THE DATA =>
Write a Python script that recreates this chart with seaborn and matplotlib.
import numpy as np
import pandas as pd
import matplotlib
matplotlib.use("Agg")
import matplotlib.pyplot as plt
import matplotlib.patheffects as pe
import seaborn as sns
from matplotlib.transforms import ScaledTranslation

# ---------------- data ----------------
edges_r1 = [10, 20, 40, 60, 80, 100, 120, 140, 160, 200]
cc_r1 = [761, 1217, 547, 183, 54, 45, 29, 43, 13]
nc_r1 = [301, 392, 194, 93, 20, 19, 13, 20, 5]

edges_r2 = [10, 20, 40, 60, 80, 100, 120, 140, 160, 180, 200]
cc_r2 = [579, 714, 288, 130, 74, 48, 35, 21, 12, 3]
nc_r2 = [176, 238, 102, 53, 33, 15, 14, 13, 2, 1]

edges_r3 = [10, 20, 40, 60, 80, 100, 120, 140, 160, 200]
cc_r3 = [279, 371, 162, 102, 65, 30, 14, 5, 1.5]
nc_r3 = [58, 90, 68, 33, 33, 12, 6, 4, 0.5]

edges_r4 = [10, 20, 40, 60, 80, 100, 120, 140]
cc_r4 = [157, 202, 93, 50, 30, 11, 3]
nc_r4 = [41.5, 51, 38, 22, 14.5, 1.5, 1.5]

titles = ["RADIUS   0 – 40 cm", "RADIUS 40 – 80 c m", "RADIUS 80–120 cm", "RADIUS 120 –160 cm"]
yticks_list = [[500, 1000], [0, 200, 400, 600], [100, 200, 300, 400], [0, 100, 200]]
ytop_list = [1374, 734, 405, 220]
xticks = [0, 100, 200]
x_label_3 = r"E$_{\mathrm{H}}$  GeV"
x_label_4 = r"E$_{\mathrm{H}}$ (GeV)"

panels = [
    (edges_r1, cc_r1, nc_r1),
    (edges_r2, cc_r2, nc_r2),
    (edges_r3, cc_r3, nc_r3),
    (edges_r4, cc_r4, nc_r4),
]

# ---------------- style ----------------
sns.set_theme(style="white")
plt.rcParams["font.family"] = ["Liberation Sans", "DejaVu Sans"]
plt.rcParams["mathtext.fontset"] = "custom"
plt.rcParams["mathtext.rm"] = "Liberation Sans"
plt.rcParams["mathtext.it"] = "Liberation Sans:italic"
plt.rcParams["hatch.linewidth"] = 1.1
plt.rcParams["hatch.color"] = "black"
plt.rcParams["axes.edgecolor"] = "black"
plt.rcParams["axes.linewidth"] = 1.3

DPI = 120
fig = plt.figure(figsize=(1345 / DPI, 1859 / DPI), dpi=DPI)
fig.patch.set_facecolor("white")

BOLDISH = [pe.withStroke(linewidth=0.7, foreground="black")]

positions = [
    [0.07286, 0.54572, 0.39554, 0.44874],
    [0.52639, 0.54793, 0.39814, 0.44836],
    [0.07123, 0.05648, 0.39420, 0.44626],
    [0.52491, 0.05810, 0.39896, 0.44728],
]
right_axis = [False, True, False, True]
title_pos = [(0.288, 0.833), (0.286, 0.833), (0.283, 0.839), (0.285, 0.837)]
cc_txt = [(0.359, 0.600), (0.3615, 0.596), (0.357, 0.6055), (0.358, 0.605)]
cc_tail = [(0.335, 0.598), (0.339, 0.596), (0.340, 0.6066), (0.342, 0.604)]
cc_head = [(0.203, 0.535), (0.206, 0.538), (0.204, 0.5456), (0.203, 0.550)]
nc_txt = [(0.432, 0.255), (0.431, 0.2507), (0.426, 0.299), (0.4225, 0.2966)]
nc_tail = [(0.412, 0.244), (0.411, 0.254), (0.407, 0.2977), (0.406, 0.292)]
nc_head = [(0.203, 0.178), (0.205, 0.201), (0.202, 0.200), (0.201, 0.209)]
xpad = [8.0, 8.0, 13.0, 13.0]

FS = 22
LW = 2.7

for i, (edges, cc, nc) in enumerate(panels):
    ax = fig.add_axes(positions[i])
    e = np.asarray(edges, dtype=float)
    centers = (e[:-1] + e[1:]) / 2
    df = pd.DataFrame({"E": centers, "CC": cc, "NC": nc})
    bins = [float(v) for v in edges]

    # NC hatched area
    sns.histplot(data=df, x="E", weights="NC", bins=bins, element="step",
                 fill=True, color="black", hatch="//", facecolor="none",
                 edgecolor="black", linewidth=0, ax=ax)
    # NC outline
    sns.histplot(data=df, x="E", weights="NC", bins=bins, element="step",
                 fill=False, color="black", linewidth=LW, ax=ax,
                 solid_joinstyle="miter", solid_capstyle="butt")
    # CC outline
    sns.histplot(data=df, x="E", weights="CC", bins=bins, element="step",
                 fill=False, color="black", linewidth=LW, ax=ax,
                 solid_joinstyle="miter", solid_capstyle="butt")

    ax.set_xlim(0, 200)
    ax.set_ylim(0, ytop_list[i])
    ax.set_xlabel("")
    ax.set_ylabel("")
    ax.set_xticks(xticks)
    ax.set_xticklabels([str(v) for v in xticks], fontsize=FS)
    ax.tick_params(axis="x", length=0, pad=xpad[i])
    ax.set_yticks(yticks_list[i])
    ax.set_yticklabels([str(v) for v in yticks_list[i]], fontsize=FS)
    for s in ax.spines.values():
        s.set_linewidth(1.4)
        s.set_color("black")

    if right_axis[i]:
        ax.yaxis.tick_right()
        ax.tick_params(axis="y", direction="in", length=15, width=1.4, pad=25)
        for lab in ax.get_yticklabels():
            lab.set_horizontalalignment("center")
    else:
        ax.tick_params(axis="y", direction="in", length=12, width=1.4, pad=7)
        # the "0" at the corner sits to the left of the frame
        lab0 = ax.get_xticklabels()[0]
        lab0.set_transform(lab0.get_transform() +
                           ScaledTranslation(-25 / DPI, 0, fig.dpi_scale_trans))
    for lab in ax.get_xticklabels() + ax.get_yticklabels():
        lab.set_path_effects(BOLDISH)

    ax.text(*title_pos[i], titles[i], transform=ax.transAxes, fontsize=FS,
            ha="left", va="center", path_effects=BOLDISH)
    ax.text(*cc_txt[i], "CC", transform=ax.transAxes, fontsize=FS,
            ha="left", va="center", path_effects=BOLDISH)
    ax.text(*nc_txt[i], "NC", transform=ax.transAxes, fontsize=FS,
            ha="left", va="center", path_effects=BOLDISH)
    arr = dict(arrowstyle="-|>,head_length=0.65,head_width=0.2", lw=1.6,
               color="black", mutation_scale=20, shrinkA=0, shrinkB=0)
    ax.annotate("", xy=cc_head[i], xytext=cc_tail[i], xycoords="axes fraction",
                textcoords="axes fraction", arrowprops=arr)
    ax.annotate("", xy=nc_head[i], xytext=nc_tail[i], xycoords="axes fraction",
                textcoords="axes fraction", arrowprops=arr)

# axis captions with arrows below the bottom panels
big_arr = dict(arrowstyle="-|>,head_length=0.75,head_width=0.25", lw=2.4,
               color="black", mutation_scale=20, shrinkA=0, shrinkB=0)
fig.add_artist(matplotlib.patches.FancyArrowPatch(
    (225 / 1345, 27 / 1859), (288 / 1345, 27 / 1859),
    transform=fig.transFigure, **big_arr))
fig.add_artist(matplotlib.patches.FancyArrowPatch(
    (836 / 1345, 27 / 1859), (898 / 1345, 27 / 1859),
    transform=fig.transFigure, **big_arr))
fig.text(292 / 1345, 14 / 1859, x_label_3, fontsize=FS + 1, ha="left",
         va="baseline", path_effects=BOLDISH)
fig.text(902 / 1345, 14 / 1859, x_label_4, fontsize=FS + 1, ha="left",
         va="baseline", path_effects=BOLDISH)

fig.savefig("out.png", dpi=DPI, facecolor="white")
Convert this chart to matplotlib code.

WRITTEN TASK => Show all lines from the listing above in which "this" appears.

TASK RESPONSE =>
Write a Python script that recreates this chart with seaborn and matplotlib.
Convert this chart to matplotlib code.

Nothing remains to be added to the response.